Europe and Asia don’t have the redundant layers of city, state, and federal bureaucracies that we do. As a result, their ideas get proposed, approved, and built in the time it takes us to agonize over a single environmental impact study.
And, to add insult to injury, their roads, bridges, subways, and airports are much cheaper to construct.
A 2011 study by Israeli mathematician Alon Levy found that a mile of subway track in Japan or continental Europe typically costs $200 to $450 million dollars per mile.
Vancouver, Canada comes in lower than that. The Canada Line, a 40-percent underground rail system in a densely populated area, cost $130 million per mile.
Even on the high end, London’s underground Jubilee Line extension of the Tube, which opened in 1999, cost $640 million per mile.
But in New York City, the Second Avenue Subway, a two-mile extension of an existing line, took ten years and cost $2.4 billion per mile!
And that’s not an anomaly.

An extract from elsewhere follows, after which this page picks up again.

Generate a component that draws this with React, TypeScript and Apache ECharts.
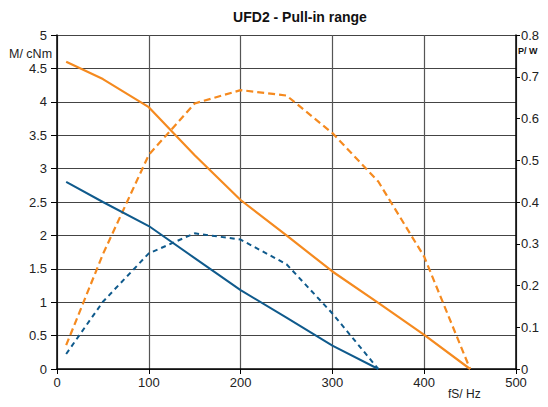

The East Side Access project connecting Long Island residents to the East Side of Manhattan is set to cost an astonishing $3.5 billion per mile, according to the New York Times, which calls that "seven times the average cost in other cities around the world.”
Construction began in 2007 and hopes to wrap in 2022. 2030 sounds more realistic.
Why is everything so expensive to build in the U.S.?
Enter the labor unions. Their motto seems to be: “Work slowly and charge more.” Sometimes, “Don’t work at all.”
Workers from New York City’s Sandhogs union, which is critical to such projects, cost an astounding $111 per hour in wages and benefits, according to the Times’ investigation.
A task that could be done in Madrid with nine workers requires 24 in New York City, according to an estimate by the city’s own Metropolitan Transportation Authority.
It gets worse: an investigation of East Side Access construction found that roughly 200 of 900 workers on the underground project were being paid to do nothing.
And such price tags and questionable union practices are not unique to New York City. In Boston, a simple Green Line extension of the light-rail network that is being built on the surface—not underground—is set to cost some $530 million dollars per mile.
The result of all this?
Americans are living in a 20th-century infrastructure world. We can’t build a 21st century one.
The unions and environmentalists won’t let us.
I’m Kyle Smith, of National Review, for Prager University.